(Figure scripts)
------

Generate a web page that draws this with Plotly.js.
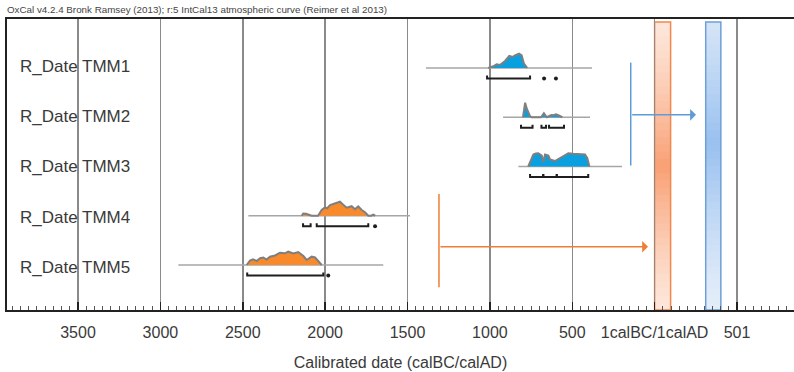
<!DOCTYPE html>
<html>
<head>
<meta charset="utf-8">
<script src="https://cdn.plot.ly/plotly-3.0.1.min.js"></script>
<style>html,body{margin:0;padding:0;background:#fff;}#chart{width:794px;height:372px;}</style>
</head>
<body>
<div id="chart"></div>
<script>
// ---- Data (years: negative = BC, positive = AD) ----
const sampleNames = ["R_Date TMM1", "R_Date TMM2", "R_Date TMM3", "R_Date TMM4", "R_Date TMM5"];
const sampleGroup = ["blue", "blue", "blue", "orange", "orange"];

const years_TMM1 = [-1010, -979, -959, -939, -908, -882, -862, -848, -823, -807, -793, -773];
const prob_TMM1  = [0, 1.7, 3.7, 3, 7, 12, 11, 12.7, 14.3, 12.7, 4.3, 0];

const years_TMM2 = [-799, -791, -786, -777, -767, -757, -747, -690, -681, -672, -663, -654, -636, -625, -612, -599, -585, -572, -560];
const prob_TMM2  = [0, 8, 14.5, 9, 4.7, 1.3, 0, 0, 2, 4, 2, 0, 1.5, 2.3, 2, 3, 2, 1, 0];

const years_TMM3 = [-767, -752, -736, -721, -706, -685, -676, -665, -645, -635, -605, -574, -544, -524, -494, -453, -423, -409, -396];
const prob_TMM3  = [0, 6, 12, 13, 13.3, 11, 4.3, 12, 11, 7, 5.5, 8.5, 11.5, 13.3, 12.7, 12.7, 12, 8.5, 0];

const years_TMM4 = [-2142, -2133, -2116, -2082, -2043, -2021, -2001, -1987, -1970, -1940, -1910, -1890, -1869, -1839, -1819, -1799, -1778, -1758, -1738, -1720, -1708, -1696];
const prob_TMM4  = [0, 2.3, 2, 0, 0, 5.7, 8.3, 7.5, 10.7, 12.7, 14, 11, 8, 9.5, 6.5, 9.3, 5.7, 3.5, 0, 0, 1, 0];

const years_TMM5 = [-2476, -2456, -2438, -2415, -2395, -2375, -2355, -2335, -2304, -2274, -2244, -2224, -2193, -2163, -2132, -2112, -2082, -2061, -2041, -2021];
const prob_TMM5  = [0, 4.5, 5.7, 4, 6.7, 7.5, 5.5, 8.3, 9.5, 12.3, 11.7, 13.3, 11.5, 13, 9, 5, 8.3, 7.5, 3.8, 0];

// calibration span (grey line) per sample
const spanStart = [-1388, -920, -827, -2466, -2891];
const spanEnd   = [-380, -392, -198, -1485, -1647];

// 95.4% ranges per sample
const ranges_TMM1 = [[-1017, -756], [-671, -671], [-599, -599]];
const ranges_TMM2 = [[-811, -741], [-687, -659], [-641, -550]];
const ranges_TMM3 = [[-756, -676], [-676, -594], [-594, -403]];
const ranges_TMM4 = [[-2134, -2088], [-2051, -1738], [-1697, -1697]];
const ranges_TMM5 = [[-2473, -2011], [-1981, -1981]];

// phase boundaries (coloured bars)
const barStart = [0, 310];
const barEnd   = [97, 402];

// phase brackets with arrows
const bracketYear = [-145, -1309];
const bracketTop  = [0.89, 3.56];
const bracketBot  = [2.98, 5.45];
const arrowRow    = [1.95, 4.63];
const arrowTip    = [251, -40];

const tickVals  = [-3500, -3000, -2500, -2000, -1500, -1000, -500, 0, 500];
const tickTexts = ["3500", "3000", "2500", "2000", "1500", "1000", "500", "1calBC/1calAD", "501"];

// ---- Drawing ----
const allYears = [years_TMM1, years_TMM2, years_TMM3, years_TMM4, years_TMM5];
const allProb  = [prob_TMM1, prob_TMM2, prob_TMM3, prob_TMM4, prob_TMM5];
const allRanges = [ranges_TMM1, ranges_TMM2, ranges_TMM3, ranges_TMM4, ranges_TMM5];
const PX = 49.25;   // pixels per row
const fillCol = {blue: "#0aa0e0", orange: "#f88a2c"};
const traces = [];

for (let i = 0; i < 5; i++) {
  const row = i + 1;
  traces.push({x: [spanStart[i], spanEnd[i]], y: [row, row], mode: "lines",
    line: {color: "#a6a6a6", width: 1.3}, hoverinfo: "skip", showlegend: false});
  traces.push({x: allYears[i], y: allProb[i].map(p => row - p / PX), mode: "lines",
    fill: "toself", fillcolor: fillCol[sampleGroup[i]],
    line: {color: "#7f7f7f", width: 2}, hoverinfo: "skip", showlegend: false});
  const by = row + 10.5 / PX, up = 3 / PX;
  const bx = [], byy = [], dx = [], dy = [];
  allRanges[i].forEach(r => {
    if (r[0] === r[1]) { dx.push(r[0]); dy.push(by); }
    else { bx.push(r[0], r[0], r[1], r[1], null); byy.push(by - up, by, by, by - up, null); }
  });
  traces.push({x: bx, y: byy, mode: "lines", line: {color: "#1e1e1e", width: 2},
    hoverinfo: "skip", showlegend: false});
  if (dx.length) traces.push({x: dx, y: dy, mode: "markers",
    marker: {color: "#1e1e1e", size: 4}, hoverinfo: "skip", showlegend: false});
}

function hex(c) { return [parseInt(c.slice(1,3),16), parseInt(c.slice(3,5),16), parseInt(c.slice(5,7),16)]; }
function mix(a, b, w) { const A = hex(a), B = hex(b); return "rgb(" + A.map((v, k) => Math.round(v + (B[k] - v) * w)).join(",") + ")"; }

const shapes = [];
const barStyles = [
  {light: "#fde6da", dark: "#f9a074", peak: 0.5, border: "#f3874c"},
  {light: "#e3edf9", dark: "#99c0ef", peak: 0.42, border: "#6e9fd6"}
];
const barTop = 0.066, barBot = 5.914, N = 40;
for (let b = 0; b < 2; b++) {
  const s = barStyles[b];
  const h = (barBot - barTop) / N;
  for (let k = 0; k < N; k++) {
    const t = (k + 0.5) / N;
    const w = 1 - Math.abs(t - s.peak) / Math.max(s.peak, 1 - s.peak);
    shapes.push({type: "rect", xref: "x", yref: "y", layer: "below",
      x0: barStart[b], x1: barEnd[b],
      y0: barTop + h * k, y1: Math.min(barBot, barTop + h * (k + 1.6)),
      fillcolor: mix(s.light, s.dark, Math.pow(w, 1.3)), line: {width: 0}});
  }
  shapes.push({type: "rect", xref: "x", yref: "y", layer: "below",
    x0: barStart[b], x1: barEnd[b], y0: barTop, y1: barBot,
    line: {color: s.border, width: 1.5}, fillcolor: "rgba(0,0,0,0)"});
}
const arrowCol = ["#5f9bd6", "#ef7d34"];
const annotations = [];
for (let a = 0; a < 2; a++) {
  shapes.push({type: "line", xref: "x", yref: "y", x0: bracketYear[a], x1: bracketYear[a],
    y0: bracketTop[a], y1: bracketBot[a], line: {color: arrowCol[a], width: 1.5}});
  annotations.push({x: arrowTip[a], y: arrowRow[a], ax: bracketYear[a], ay: arrowRow[a],
    xref: "x", yref: "y", axref: "x", ayref: "y", text: "", showarrow: true,
    arrowhead: 1, arrowsize: 1.3, arrowwidth: 1.5, arrowcolor: arrowCol[a]});
}
// sample labels inside the plot, at the left
sampleNames.forEach((name, i) => {
  annotations.push({x: 0.0135, xref: "paper", xanchor: "left", y: i + 1 - 0.03 + 0.02 * i, yref: "y",
    yanchor: "middle", text: name, showarrow: false,
    font: {size: 17, color: "#3a3a3a", family: "Liberation Sans, Arial, sans-serif"}});
});

const layout = {
  width: 794, height: 372,
  margin: {l: 7, r: 0, t: 19, b: 62},
  paper_bgcolor: "#fff", plot_bgcolor: "#fff",
  font: {family: "Liberation Sans, Arial, sans-serif", color: "#3a3a3a"},
  title: {text: "OxCal v4.2.4 Bronk Ramsey (2013); r:5 IntCal13 atmospheric curve (Reimer et al 2013)",
    x: 0.0088, xanchor: "left", xref: "container", y: 0.974, yanchor: "middle", yref: "container",
    font: {size: 9.8, color: "#444"}},
  xaxis: {range: [-3931, 846], tickmode: "array", tickvals: tickVals, ticktext: tickTexts,
    showgrid: true, gridcolor: "#8a8a8a", gridwidth: 1.5,
    ticks: "inside", ticklen: 8, tickwidth: 1.5, tickcolor: "#222",
    showline: true, linecolor: "#222", linewidth: 2, mirror: true, zeroline: false,
    minor: {tickmode: "linear", tick0: 0, dtick: 50, ticks: "inside", ticklen: 4, tickwidth: 1, tickcolor: "#555", showgrid: false},
    tickfont: {size: 16, color: "#3a3a3a"}, ticklabelstandoff: 7,
    title: {text: "Calibrated date (calBC/calAD)", font: {size: 16, color: "#3a3a3a"}, standoff: 17}},
  yaxis: {range: [5.914, 0.005], showticklabels: false, ticks: "",
    showgrid: false, zeroline: false, showline: true, linecolor: "#222", linewidth: 2},
  shapes: shapes, annotations: annotations, showlegend: false
};

Plotly.newPlot("chart", traces, layout, {displayModeBar: false, staticPlot: true});
</script>
</body>
</html>
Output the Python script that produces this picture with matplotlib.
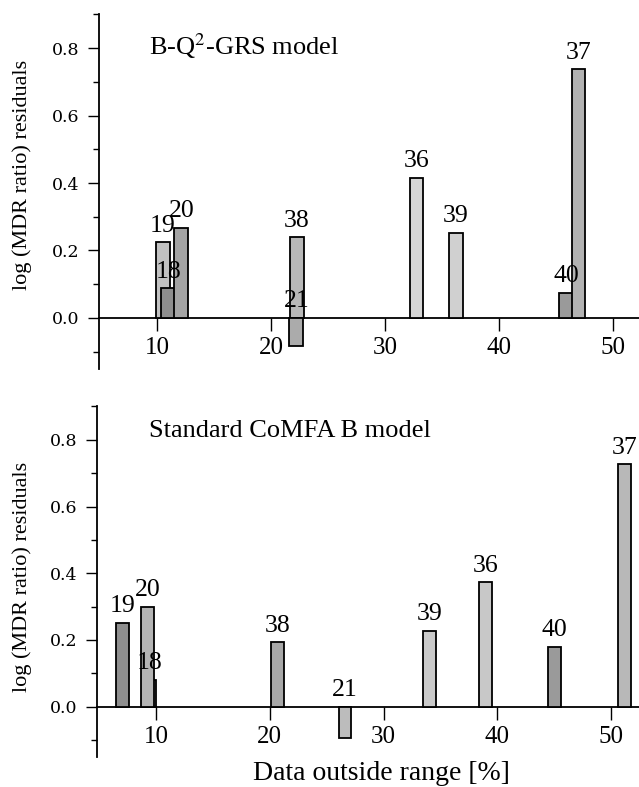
import matplotlib
matplotlib.use("Agg")
import matplotlib.pyplot as plt
from matplotlib.ticker import MultipleLocator, FixedLocator

plt.rcParams['font.family'] = ['Liberation Serif', 'DejaVu Serif']
plt.rcParams['mathtext.fontset'] = 'stix'

# ---- data ----
top_labels = ["19", "18", "20", "38", "21", "36", "39", "40", "37"]
top_x = [10.47, 10.95, 12.1, 22.25, 22.2, 32.75, 36.2, 45.9, 47.0]
top_y = [0.224, 0.088, 0.268, 0.239, -0.083, 0.416, 0.253, 0.075, 0.737]

bot_labels = ["19", "18", "20", "38", "21", "39", "36", "40", "37"]
bot_x = [7.05, 9.45, 9.27, 20.65, 26.6, 34.07, 38.95, 45.05, 51.16]
bot_y = [0.252, 0.08, 0.30, 0.193, -0.095, 0.227, 0.373, 0.18, 0.727]

x_ticks = [10, 20, 30, 40, 50]
y_ticks = [0.0, 0.2, 0.4, 0.6, 0.8]

top_title = "B-Q$^{2}$-GRS model"
bot_title = "Standard CoMFA B model"
ylabel = "log (MDR ratio) residuals"
xlabel = "Data outside range [%]"

# ---- styles ----
top_colors = ["#c2c2c2", "#8e8e8e", "#a4a4a4", "#b8b8b8", "#ababab",
              "#d6d6d6", "#d0d0d0", "#9a9a9a", "#b2b2b2"]
bot_colors = ["#8e8e8e", "#9a9a9a", "#b4b4b4", "#a8a8a8", "#bcbcbc",
              "#cacaca", "#c8c8c8", "#9a9a9a", "#b8b8b8"]

W, H = 639, 787
fig = plt.figure(figsize=(W / 100, H / 100), dpi=100)

def px_axes(left, right, top, bottom):
    return fig.add_axes([left / W, 1 - bottom / H, (right - left) / W, (bottom - top) / H])

ax1 = px_axes(99.3, 639, 14.3, 368.6)
ax2 = px_axes(96.7, 639, 406.5, 756.7)

def style(ax, xlim):
    ax.set_xlim(*xlim)
    ax.set_ylim(-0.15, 0.9)
    for s in ['top', 'right']:
        ax.spines[s].set_visible(False)
    ax.spines['bottom'].set_position(('data', 0))
    ax.spines['left'].set_linewidth(1.3)
    ax.spines['bottom'].set_linewidth(1.3)
    ax.xaxis.set_major_locator(FixedLocator(x_ticks))
    ax.yaxis.set_major_locator(FixedLocator(y_ticks))
    ax.yaxis.set_minor_locator(MultipleLocator(0.1))
    ax.tick_params(axis='x', direction='out', length=9, width=1, pad=5)
    ax.tick_params(axis='y', which='major', direction='out', length=8, width=1, pad=6)
    ax.tick_params(axis='y', which='minor', direction='out', length=4, width=1)
    ax.set_yticklabels([f"{v:.1f}" for v in y_ticks], family='DejaVu Serif', fontsize=12.5)
    ax.set_xticklabels([str(v) for v in x_ticks], fontsize=18)

def bars(ax, xs, ys, labels, colors, width):
    for x, y, lab, c in zip(xs, ys, labels, colors):
        ax.bar(x, y, width=width, color=c, edgecolor='black', linewidth=1.3, zorder=3)
        ax.annotate(lab, (x, max(y, 0)), xytext=(0, 4), textcoords='offset points',
                    ha='center', va='bottom', fontsize=18.5, zorder=5)

style(ax1, (4.9, 52.3))
style(ax2, (4.78, 52.46))
bars(ax1, top_x, top_y, top_labels, top_colors, 1.2)
bars(ax2, bot_x, bot_y, bot_labels, bot_colors, 1.12)

ax1.text(9.3, 0.78, top_title, ha='left', va='baseline', fontsize=19)
ax2.text(9.38, 0.81, bot_title, ha='left', va='baseline', fontsize=19)

fig.text(22 / W, 1 - 175 / H, ylabel, rotation=90, ha='center', va='center', fontsize=16)
fig.text(22 / W, 1 - 577 / H, ylabel, rotation=90, ha='center', va='center', fontsize=16)
fig.text(381 / W, 1 - 773 / H, xlabel, ha='center', va='center', fontsize=20)

fig.savefig("out.png", dpi=100)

------

Aim: Copy out only the lines from the one containing "Output the Python" through the one containing "plt.rcParams['mathtext.fontset'] = 'stix'", exactly, with both ends. Any picture is left out.

Task result:
Output the Python script that produces this picture with matplotlib.
import matplotlib
matplotlib.use("Agg")
import matplotlib.pyplot as plt
from matplotlib.ticker import MultipleLocator, FixedLocator

plt.rcParams['font.family'] = ['Liberation Serif', 'DejaVu Serif']
plt.rcParams['mathtext.fontset'] = 'stix'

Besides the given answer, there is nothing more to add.